Here are some other key spring storylines for the Blue Jays:
Depending on what happens with Biagini, the Blue Jays have either four or five spots essentially locked up (Roberto Osuna, Jason Grilli, Joe Smith and J.P. Howell). Beyond that group, possibilities include Danny Barnes, Bolsinger, Ryan Tepera, Aaron Loup, Matt Dermody, Chris Smith, Bo Schultz and Rule 5 pick Glenn Sparkman.
The current plan is for the team to carry a seven-man bullpen to open the year, and both Bolsinger and Schultz are out of options, which provides them with a tiebreaker.
Barnes impressed last year during a late-season stint with the Blue Jays, while Tepera and Schultz both offer some big velocity.
Chris Smith is intriguing as the big-armed righty struck out 76 batters in 57 innings at double-A New Hampshire before logging four games with Buffalo to close out the campaign. The Blue Jays thought highly enough of him to recall him in mid-September as insurance, although he didn’t see any action.

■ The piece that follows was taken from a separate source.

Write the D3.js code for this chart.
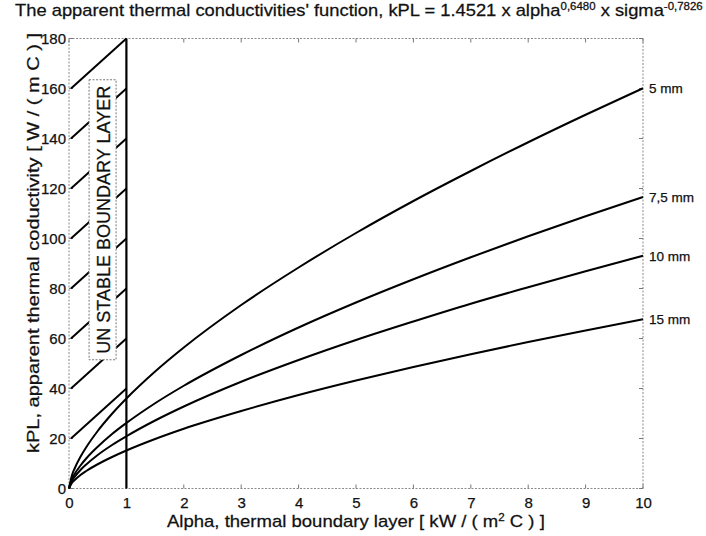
<!DOCTYPE html>
<html>
<head>
<meta charset="utf-8">
<script src="https://cdn.jsdelivr.net/npm/d3@7"></script>
<style>
html,body{margin:0;padding:0;background:#fff;}
svg{display:block;}
text{font-family:"Liberation Sans",Arial,Helvetica,sans-serif;fill:#111;stroke:#111;stroke-width:0.25px;}
</style>
</head>
<body>
<svg id="chart" width="706" height="536"></svg>
<script>
// ---- data ----
const alphaValues = [0, 0.05, 0.1, 0.2, 0.3, 0.5, 0.75, 1, 1.5, 2, 3, 4, 5, 6, 7, 8, 9, 10];
const series5mm  = [0, 5.2, 8.1, 12.7, 16.5, 23.0, 29.9, 36.0, 46.8, 56.4, 73.4, 88.4, 102.2, 115.0, 127.0, 138.5, 149.5, 160.1];
const series75mm = [0, 3.8, 5.9, 9.2, 12.0, 16.7, 21.8, 26.2, 34.1, 41.1, 53.4, 64.4, 74.4, 83.7, 92.5, 100.9, 108.9, 116.6];
const series10mm = [0, 3.0, 4.7, 7.4, 9.6, 13.4, 17.4, 20.9, 27.2, 32.8, 42.7, 51.4, 59.4, 66.8, 73.9, 80.5, 86.9, 93.1];
const series15mm = [0, 2.2, 3.4, 5.4, 7.0, 9.7, 12.6, 15.2, 19.8, 23.9, 31.0, 37.4, 43.2, 48.6, 53.7, 58.6, 63.2, 67.7];
const seriesLabels = ["5 mm", "7,5 mm", "10 mm", "15 mm"];
const xTicks = [0, 1, 2, 3, 4, 5, 6, 7, 8, 9, 10];
const yTicks = [0, 20, 40, 60, 80, 100, 120, 140, 160, 180];
// unstable region hatch lines: start value at alpha 0, end value at alpha 1
const hatchStart = [20, 40, 60, 80, 100, 120, 140, 160];
const hatchEnd   = [40, 60, 80, 100, 120, 140, 160, 180];
const unstableLimit = 1;

const svg = d3.select("#chart");
const M = {left: 69, right: 643, top: 38.5, bottom: 488.5};
const x = d3.scaleLinear().domain([0, 10]).range([M.left, M.right]);
const y = d3.scaleLinear().domain([0, 180]).range([M.bottom, M.top]);

// frame (scanned dotted look)
svg.append("rect")
  .attr("x", M.left).attr("y", M.top)
  .attr("width", M.right - M.left).attr("height", M.bottom - M.top)
  .attr("fill", "none").attr("stroke", "#8a8a8a").attr("stroke-width", 1)
  .attr("stroke-dasharray", "2,1.5");

// inner ticks
const tickLen = 4;
const tickG = svg.append("g").attr("stroke", "#777").attr("stroke-width", 1);
xTicks.forEach(t => {
  tickG.append("line").attr("x1", x(t)).attr("x2", x(t)).attr("y1", M.bottom).attr("y2", M.bottom - tickLen);
  tickG.append("line").attr("x1", x(t)).attr("x2", x(t)).attr("y1", M.top).attr("y2", M.top + tickLen);
});
yTicks.forEach(t => {
  tickG.append("line").attr("y1", y(t)).attr("y2", y(t)).attr("x1", M.left).attr("x2", M.left + tickLen);
  tickG.append("line").attr("y1", y(t)).attr("y2", y(t)).attr("x1", M.right).attr("x2", M.right - tickLen);
});

// axes labels via d3 axes (labels only)
const xAxis = d3.axisBottom(x).tickValues(xTicks).tickSize(0).tickPadding(9).tickFormat(d3.format("d"));
const gx = svg.append("g").attr("transform", `translate(0,${M.bottom})`).call(xAxis);
gx.select(".domain").remove();
gx.selectAll("text").attr("font-size", 15).attr("font-family", "Liberation Sans, Arial, sans-serif").attr("fill", "#111");

const yAxis = d3.axisLeft(y).tickValues(yTicks).tickSize(0).tickPadding(3).tickFormat(d3.format("d"));
const gy = svg.append("g").attr("transform", `translate(${M.left},0)`).call(yAxis);
gy.select(".domain").remove();
gy.selectAll("text").attr("font-size", 15).attr("font-family", "Liberation Sans, Arial, sans-serif").attr("fill", "#111");

// hatch lines for unstable region
const hatchG = svg.append("g").attr("stroke", "#000").attr("stroke-width", 2);
hatchStart.forEach((v, i) => {
  hatchG.append("line")
    .attr("x1", x(0) + 2).attr("y1", y(v))
    .attr("x2", x(unstableLimit)).attr("y2", y(hatchEnd[i]));
});

// label box
const box = {x0: 0.35, x1: 0.82, y0: 51.5, y1: 163.5};
svg.append("rect")
  .attr("x", x(box.x0)).attr("y", y(box.y1))
  .attr("width", x(box.x1) - x(box.x0)).attr("height", y(box.y0) - y(box.y1))
  .attr("fill", "#fff").attr("stroke", "#777").attr("stroke-width", 1)
  .attr("stroke-dasharray", "2,1.5");
const bcx = (x(box.x0) + x(box.x1)) / 2, bcy = (y(box.y0) + y(box.y1)) / 2;
svg.append("text")
  .attr("transform", `translate(${bcx + 7},${bcy}) rotate(-90)`)
  .attr("text-anchor", "middle")
  .attr("font-size", 19)
  .attr("textLength", 268).attr("lengthAdjust", "spacingAndGlyphs")
  .text("UN STABLE BOUNDARY LAYER");

// vertical limit line
svg.append("line")
  .attr("x1", x(unstableLimit)).attr("x2", x(unstableLimit))
  .attr("y1", y(0)).attr("y2", y(180))
  .attr("stroke", "#000").attr("stroke-width", 2.2);

// curves
const allSeries = [series5mm, series75mm, series10mm, series15mm];
const line = d3.line().x((d, i) => x(alphaValues[i])).y(d => y(d)).curve(d3.curveMonotoneX);
allSeries.forEach((s, k) => {
  svg.append("path").datum(s).attr("d", line)
    .attr("fill", "none").attr("stroke", "#000").attr("stroke-width", 2);
  svg.append("text")
    .attr("x", M.right + 6).attr("y", y(s[s.length - 1]) + 5)
    .attr("font-size", 13.5).text(seriesLabels[k]);
});

// title
const title = svg.append("text").attr("x", 0).attr("y", 16).attr("font-size", 16);
title.append("tspan").text("The apparent thermal conductivities' function, kPL = 1.4521 x alpha");
title.append("tspan").attr("font-size", 10).attr("dy", -6).text("0,6480");
title.append("tspan").attr("dy", 6).text(" x sigma");
title.append("tspan").attr("font-size", 10).attr("dy", -6).text("-0,7826");
{
  const w = title.node().getComputedTextLength();
  const target = 703 - 15;
  title.attr("transform", `translate(15,0) scale(${target / w},1)`);
}

// y-axis label
svg.append("text")
  .attr("transform", `translate(39,${243}) rotate(-90)`)
  .attr("text-anchor", "middle").attr("font-size", 16)
  .attr("textLength", 420).attr("lengthAdjust", "spacingAndGlyphs")
  .text("kPL, apparent thermal coductivity [ W / ( m C ) ]");

// x-axis label
const xl = svg.append("text").attr("y", 527).attr("font-size", 16);
xl.append("tspan").text("Alpha, thermal boundary layer [ kW / ( m");
xl.append("tspan").attr("font-size", 10).attr("dy", -6).text("2");
xl.append("tspan").attr("dy", 6).text(" C ) ]");
{
  const w = xl.node().getComputedTextLength();
  const target = 545 - 167;
  xl.attr("transform", `translate(167,0) scale(${target / w},1)`);
}
</script>
</body>
</html>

As things stand now, Ezequiel Carrera and Melvin Upton Jr., are slated to share duties in left but Steve Pearce’s progress from elbow surgery can quickly change things. The power-hitting utility-man has reached 75 feet in his throwing program and felt strong taking batting practice in a cage Monday.
“He’s at schedule, projected that he can play on opening day,” said Atkins. “He’s been meeting every threshold.”
Now, there are “varying opinions,” if he’ll be ready to play the outfield opening day and “we’re certainly not going to rush him or push him if there’s doubt or speculation if that’s best for him,” the GM added.
But if healthy and productive, Pearce could eat into Carrera’s playing time in left against right-handers while he takes over for Justin Smoak at first against lefties.
The underwriters for the World Baseball Classic may have been wary of the minor surgery Russell Martin underwent on his left knee over the winter, but the Blue Jays aren’t.
“He feels good, he feels strong, he feels like he’s in a great spot,” said Atkins, who insists he would have had no issue with his starting catcher playing shortstop for Canada at the Classic. “Russ is an incredible athlete, incredible asset to Major League Baseball. He really wanted to play and I wanted that for him because he wanted that so badly. He’s someone who takes such good care of himself, is an elite athlete, I’m sure he would have been fine.”
Barring any surprises there, more eyes will be on Jarrod Saltalamacchia, who is in camp on a minor-league contract but is expected to be Martin’s backup. The 31-year-old is coming off a down offensive year in Detroit, in which he posted a .630 OPS in 92 games, but the switch-hitter has a career OPS of .721 and any type of bounceback would allow the Blue Jays to more effectively manage Martin’s workload.
The Blue Jays released farmhand A.J. Jimenez on Monday after designating him for assignment following the signing of Joe Smith, leaving Juan Graterol and non-roster invites Reese McGuire, Mike Ohlman and Alex Monsalve as the other backstops in camp.
One possibility is that Pearce could leadoff against lefties after mashing them for a 1.028 OPS last season.
Against righties, things are more muddled, as Bautista’s on-base skills fit the role but the Blue Jays may want him to bat lower to maximize his thump in the middle of the lineup.
Carrera offers up speed and the ability to play the small game but hasn’t gotten on base consistently enough, while Travis has an innate ability to put the bat on the ball and when hot is an ideal catalyst.
Travis was the Blue Jays’ most frequent leadoff man last year (43 games), followed by Bautista (40) and Carrera (36).